The answer to both is yes. Commenters guessed the right answer and provided the example I was looking for (except the fourth below).
Here are examples to illustrate:
- Open Economy: Imagine a small economy with a gdp of $1bn equivalent (easier to visualize than the United States with a gdp of $15tn having government expenditure greater than 100% of gdp). The government in one accounting period purchases weapons from abroad worth $2bn (maybe by sale of reserve assets or by increasing liabilities: irrelevant).
- Closed Economy: Imagine if the government makes large transfers to households who are reducing spending drastically due to increasing uncertainties. They may eventually spend, but that’s eventually. For the accounting period, government expenditure can be large in principle than gdp. Remember, the p in gdp is for product(ion) and the standard formula “GDP = C + I + G” assumes that the government expenditure is for purchase of output and is not making transfers.

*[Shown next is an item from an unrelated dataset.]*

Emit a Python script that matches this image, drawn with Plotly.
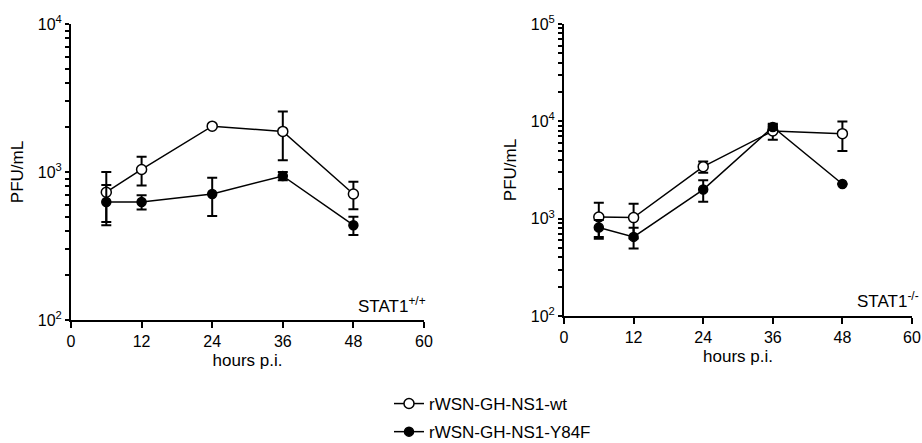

Gross Fixed Capital Formation
- Open Economy: It’s a small economy with the private sector having few firms selling aircrafts abroad. During one period (such as a quarter), firms sell a lot of aircrafts – produced earlier – to the rest of the world and this makes the gross fixed capital formation negative.
- Closed Economy: A bit more implausible than the above there examples but at least mathematically possible and that was what the question was. The example is firms selling huge amount of used cars to households. For households this is consumption and not capital formation. For firms, it is negative capital formation because cars used by firms is used in the production process and is counted as their fixed capital.
Of course, in the examples I ignore consequences (positive or negative) that may happen later.